____ Dataset extract

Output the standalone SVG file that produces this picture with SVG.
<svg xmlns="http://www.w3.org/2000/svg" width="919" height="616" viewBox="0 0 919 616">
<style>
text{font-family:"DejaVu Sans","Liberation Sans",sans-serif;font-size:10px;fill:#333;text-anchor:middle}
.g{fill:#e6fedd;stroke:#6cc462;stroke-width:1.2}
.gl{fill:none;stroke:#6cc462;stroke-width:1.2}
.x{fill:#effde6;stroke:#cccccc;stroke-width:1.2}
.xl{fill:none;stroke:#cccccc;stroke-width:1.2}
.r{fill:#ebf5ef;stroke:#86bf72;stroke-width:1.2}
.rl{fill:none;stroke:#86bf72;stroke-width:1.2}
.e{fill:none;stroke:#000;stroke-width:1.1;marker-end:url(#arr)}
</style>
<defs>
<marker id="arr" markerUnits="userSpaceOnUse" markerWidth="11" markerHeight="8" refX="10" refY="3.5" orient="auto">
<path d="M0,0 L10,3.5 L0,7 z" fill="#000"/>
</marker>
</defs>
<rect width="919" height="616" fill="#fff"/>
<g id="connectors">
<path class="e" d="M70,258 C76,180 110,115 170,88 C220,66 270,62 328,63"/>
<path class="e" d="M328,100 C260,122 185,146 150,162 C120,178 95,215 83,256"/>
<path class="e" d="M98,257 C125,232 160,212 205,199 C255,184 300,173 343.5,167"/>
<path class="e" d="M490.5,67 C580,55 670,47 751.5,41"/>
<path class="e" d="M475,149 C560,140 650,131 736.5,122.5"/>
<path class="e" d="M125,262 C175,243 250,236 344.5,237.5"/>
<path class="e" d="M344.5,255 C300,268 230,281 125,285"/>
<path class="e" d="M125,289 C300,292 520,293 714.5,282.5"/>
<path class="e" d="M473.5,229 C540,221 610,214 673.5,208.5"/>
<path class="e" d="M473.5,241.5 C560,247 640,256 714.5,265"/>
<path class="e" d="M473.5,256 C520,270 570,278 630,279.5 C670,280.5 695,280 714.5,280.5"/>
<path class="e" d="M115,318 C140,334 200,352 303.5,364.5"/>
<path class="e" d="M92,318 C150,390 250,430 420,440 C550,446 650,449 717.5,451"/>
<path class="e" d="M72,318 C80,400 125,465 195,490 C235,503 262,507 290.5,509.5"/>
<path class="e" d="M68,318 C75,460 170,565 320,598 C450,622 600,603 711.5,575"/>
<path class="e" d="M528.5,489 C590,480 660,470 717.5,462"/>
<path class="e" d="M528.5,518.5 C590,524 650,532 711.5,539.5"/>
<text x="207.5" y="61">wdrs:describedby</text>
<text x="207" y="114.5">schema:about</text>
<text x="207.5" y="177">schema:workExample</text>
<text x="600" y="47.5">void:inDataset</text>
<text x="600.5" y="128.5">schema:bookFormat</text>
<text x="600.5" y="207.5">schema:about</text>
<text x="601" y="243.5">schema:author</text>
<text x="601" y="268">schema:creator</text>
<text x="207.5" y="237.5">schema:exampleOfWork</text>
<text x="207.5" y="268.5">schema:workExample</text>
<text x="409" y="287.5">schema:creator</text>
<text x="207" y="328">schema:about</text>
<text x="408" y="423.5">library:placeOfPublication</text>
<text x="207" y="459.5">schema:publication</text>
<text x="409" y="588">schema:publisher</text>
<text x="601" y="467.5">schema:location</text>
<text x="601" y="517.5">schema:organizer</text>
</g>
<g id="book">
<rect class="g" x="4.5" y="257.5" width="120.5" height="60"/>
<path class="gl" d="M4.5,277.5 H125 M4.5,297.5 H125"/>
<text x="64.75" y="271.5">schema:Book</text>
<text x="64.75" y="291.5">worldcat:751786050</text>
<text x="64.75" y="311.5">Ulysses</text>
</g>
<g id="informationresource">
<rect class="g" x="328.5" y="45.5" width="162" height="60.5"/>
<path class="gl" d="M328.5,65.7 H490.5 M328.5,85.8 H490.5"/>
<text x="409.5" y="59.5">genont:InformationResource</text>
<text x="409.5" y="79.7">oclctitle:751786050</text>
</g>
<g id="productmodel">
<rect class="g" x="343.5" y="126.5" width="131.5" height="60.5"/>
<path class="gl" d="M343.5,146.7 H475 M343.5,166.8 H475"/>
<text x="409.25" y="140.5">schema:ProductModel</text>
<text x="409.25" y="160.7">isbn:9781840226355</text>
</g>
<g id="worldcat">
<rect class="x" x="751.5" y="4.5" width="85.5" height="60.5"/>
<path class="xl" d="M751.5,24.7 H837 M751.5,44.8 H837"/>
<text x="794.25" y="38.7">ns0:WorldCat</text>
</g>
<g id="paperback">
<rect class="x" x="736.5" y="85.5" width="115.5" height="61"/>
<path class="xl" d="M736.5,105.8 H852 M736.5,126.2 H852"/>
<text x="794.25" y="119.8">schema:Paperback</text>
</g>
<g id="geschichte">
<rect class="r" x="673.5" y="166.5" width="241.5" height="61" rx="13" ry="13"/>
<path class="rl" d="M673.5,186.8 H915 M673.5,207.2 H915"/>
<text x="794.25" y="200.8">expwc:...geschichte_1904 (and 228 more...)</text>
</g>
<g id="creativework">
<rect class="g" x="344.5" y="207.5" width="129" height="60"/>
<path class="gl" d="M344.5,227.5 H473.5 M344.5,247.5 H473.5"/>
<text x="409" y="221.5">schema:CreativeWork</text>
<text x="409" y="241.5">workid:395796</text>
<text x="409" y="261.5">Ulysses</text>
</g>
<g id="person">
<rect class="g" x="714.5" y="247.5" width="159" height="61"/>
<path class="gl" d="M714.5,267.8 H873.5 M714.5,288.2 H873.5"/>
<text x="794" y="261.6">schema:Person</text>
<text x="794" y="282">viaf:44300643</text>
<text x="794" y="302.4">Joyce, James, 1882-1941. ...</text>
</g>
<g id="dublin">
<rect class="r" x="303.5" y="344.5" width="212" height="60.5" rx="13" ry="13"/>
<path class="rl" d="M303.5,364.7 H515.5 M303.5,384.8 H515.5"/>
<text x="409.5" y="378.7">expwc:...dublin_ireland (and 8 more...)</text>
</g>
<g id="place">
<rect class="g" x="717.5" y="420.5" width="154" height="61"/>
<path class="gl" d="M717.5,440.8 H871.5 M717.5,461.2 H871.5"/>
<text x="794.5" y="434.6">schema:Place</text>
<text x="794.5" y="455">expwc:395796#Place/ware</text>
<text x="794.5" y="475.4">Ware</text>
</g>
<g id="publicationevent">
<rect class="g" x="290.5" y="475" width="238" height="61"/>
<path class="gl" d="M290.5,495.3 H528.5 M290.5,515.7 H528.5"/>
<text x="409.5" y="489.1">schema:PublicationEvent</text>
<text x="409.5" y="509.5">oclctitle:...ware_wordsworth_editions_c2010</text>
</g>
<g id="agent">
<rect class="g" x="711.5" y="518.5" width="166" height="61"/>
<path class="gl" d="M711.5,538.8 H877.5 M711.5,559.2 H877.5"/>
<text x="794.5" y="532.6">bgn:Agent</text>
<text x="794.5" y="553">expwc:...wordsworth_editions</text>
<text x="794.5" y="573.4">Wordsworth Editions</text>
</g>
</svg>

________

**What the task requires**
Extract the complete data, matching each line exactly.

**The reply**
Output the standalone SVG file that produces this picture with SVG.
<svg xmlns="http://www.w3.org/2000/svg" width="919" height="616" viewBox="0 0 919 616">
<style>
text{font-family:"DejaVu Sans","Liberation Sans",sans-serif;font-size:10px;fill:#333;text-anchor:middle}
.g{fill:#e6fedd;stroke:#6cc462;stroke-width:1.2}
.gl{fill:none;stroke:#6cc462;stroke-width:1.2}
.x{fill:#effde6;stroke:#cccccc;stroke-width:1.2}
.xl{fill:none;stroke:#cccccc;stroke-width:1.2}
.r{fill:#ebf5ef;stroke:#86bf72;stroke-width:1.2}
.rl{fill:none;stroke:#86bf72;stroke-width:1.2}
.e{fill:none;stroke:#000;stroke-width:1.1;marker-end:url(#arr)}
</style>
<defs>
<marker id="arr" markerUnits="userSpaceOnUse" markerWidth="11" markerHeight="8" refX="10" refY="3.5" orient="auto">
<path d="M0,0 L10,3.5 L0,7 z" fill="#000"/>
</marker>
</defs>
<rect width="919" height="616" fill="#fff"/>
<g id="connectors">
<path class="e" d="M70,258 C76,180 110,115 170,88 C220,66 270,62 328,63"/>
<path class="e" d="M328,100 C260,122 185,146 150,162 C120,178 95,215 83,256"/>
<path class="e" d="M98,257 C125,232 160,212 205,199 C255,184 300,173 343.5,167"/>
<path class="e" d="M490.5,67 C580,55 670,47 751.5,41"/>
<path class="e" d="M475,149 C560,140 650,131 736.5,122.5"/>
<path class="e" d="M125,262 C175,243 250,236 344.5,237.5"/>
<path class="e" d="M344.5,255 C300,268 230,281 125,285"/>
<path class="e" d="M125,289 C300,292 520,293 714.5,282.5"/>
<path class="e" d="M473.5,229 C540,221 610,214 673.5,208.5"/>
<path class="e" d="M473.5,241.5 C560,247 640,256 714.5,265"/>
<path class="e" d="M473.5,256 C520,270 570,278 630,279.5 C670,280.5 695,280 714.5,280.5"/>
<path class="e" d="M115,318 C140,334 200,352 303.5,364.5"/>
<path class="e" d="M92,318 C150,390 250,430 420,440 C550,446 650,449 717.5,451"/>
<path class="e" d="M72,318 C80,400 125,465 195,490 C235,503 262,507 290.5,509.5"/>
<path class="e" d="M68,318 C75,460 170,565 320,598 C450,622 600,603 711.5,575"/>
<path class="e" d="M528.5,489 C590,480 660,470 717.5,462"/>
<path class="e" d="M528.5,518.5 C590,524 650,532 711.5,539.5"/>
<text x="207.5" y="61">wdrs:describedby</text>
<text x="207" y="114.5">schema:about</text>
<text x="207.5" y="177">schema:workExample</text>
<text x="600" y="47.5">void:inDataset</text>
<text x="600.5" y="128.5">schema:bookFormat</text>
<text x="600.5" y="207.5">schema:about</text>
<text x="601" y="243.5">schema:author</text>
<text x="601" y="268">schema:creator</text>
<text x="207.5" y="237.5">schema:exampleOfWork</text>
<text x="207.5" y="268.5">schema:workExample</text>
<text x="409" y="287.5">schema:creator</text>
<text x="207" y="328">schema:about</text>
<text x="408" y="423.5">library:placeOfPublication</text>
<text x="207" y="459.5">schema:publication</text>
<text x="409" y="588">schema:publisher</text>
<text x="601" y="467.5">schema:location</text>
<text x="601" y="517.5">schema:organizer</text>
</g>
<g id="book">
<rect class="g" x="4.5" y="257.5" width="120.5" height="60"/>
<path class="gl" d="M4.5,277.5 H125 M4.5,297.5 H125"/>
<text x="64.75" y="271.5">schema:Book</text>
<text x="64.75" y="291.5">worldcat:751786050</text>
<text x="64.75" y="311.5">Ulysses</text>
</g>
<g id="informationresource">
<rect class="g" x="328.5" y="45.5" width="162" height="60.5"/>
<path class="gl" d="M328.5,65.7 H490.5 M328.5,85.8 H490.5"/>
<text x="409.5" y="59.5">genont:InformationResource</text>
<text x="409.5" y="79.7">oclctitle:751786050</text>
</g>
<g id="productmodel">
<rect class="g" x="343.5" y="126.5" width="131.5" height="60.5"/>
<path class="gl" d="M343.5,146.7 H475 M343.5,166.8 H475"/>
<text x="409.25" y="140.5">schema:ProductModel</text>
<text x="409.25" y="160.7">isbn:9781840226355</text>
</g>
<g id="worldcat">
<rect class="x" x="751.5" y="4.5" width="85.5" height="60.5"/>
<path class="xl" d="M751.5,24.7 H837 M751.5,44.8 H837"/>
<text x="794.25" y="38.7">ns0:WorldCat</text>
</g>
<g id="paperback">
<rect class="x" x="736.5" y="85.5" width="115.5" height="61"/>
<path class="xl" d="M736.5,105.8 H852 M736.5,126.2 H852"/>
<text x="794.25" y="119.8">schema:Paperback</text>
</g>
<g id="geschichte">
<rect class="r" x="673.5" y="166.5" width="241.5" height="61" rx="13" ry="13"/>
<path class="rl" d="M673.5,186.8 H915 M673.5,207.2 H915"/>
<text x="794.25" y="200.8">expwc:...geschichte_1904 (and 228 more...)</text>
</g>
<g id="creativework">
<rect class="g" x="344.5" y="207.5" width="129" height="60"/>
<path class="gl" d="M344.5,227.5 H473.5 M344.5,247.5 H473.5"/>
<text x="409" y="221.5">schema:CreativeWork</text>
<text x="409" y="241.5">workid:395796</text>
<text x="409" y="261.5">Ulysses</text>
</g>
<g id="person">
<rect class="g" x="714.5" y="247.5" width="159" height="61"/>
<path class="gl" d="M714.5,267.8 H873.5 M714.5,288.2 H873.5"/>
<text x="794" y="261.6">schema:Person</text>
<text x="794" y="282">viaf:44300643</text>
<text x="794" y="302.4">Joyce, James, 1882-1941. ...</text>
</g>
<g id="dublin">
<rect class="r" x="303.5" y="344.5" width="212" height="60.5" rx="13" ry="13"/>
<path class="rl" d="M303.5,364.7 H515.5 M303.5,384.8 H515.5"/>
<text x="409.5" y="378.7">expwc:...dublin_ireland (and 8 more...)</text>
</g>
<g id="place">
<rect class="g" x="717.5" y="420.5" width="154" height="61"/>
<path class="gl" d="M717.5,440.8 H871.5 M717.5,461.2 H871.5"/>
<text x="794.5" y="434.6">schema:Place</text>
<text x="794.5" y="455">expwc:395796#Place/ware</text>
<text x="794.5" y="475.4">Ware</text>
</g>
<g id="publicationevent">
<rect class="g" x="290.5" y="475" width="238" height="61"/>
<path class="gl" d="M290.5,495.3 H528.5 M290.5,515.7 H528.5"/>
<text x="409.5" y="489.1">schema:PublicationEvent</text>
<text x="409.5" y="509.5">oclctitle:...ware_wordsworth_editions_c2010</text>
</g>
<g id="agent">
<rect class="g" x="711.5" y="518.5" width="166" height="61"/>
<path class="gl" d="M711.5,538.8 H877.5 M711.5,559.2 H877.5"/>
<text x="794.5" y="532.6">bgn:Agent</text>
<text x="794.5" y="553">expwc:...wordsworth_editions</text>
<text x="794.5" y="573.4">Wordsworth Editions</text>
</g>
</svg>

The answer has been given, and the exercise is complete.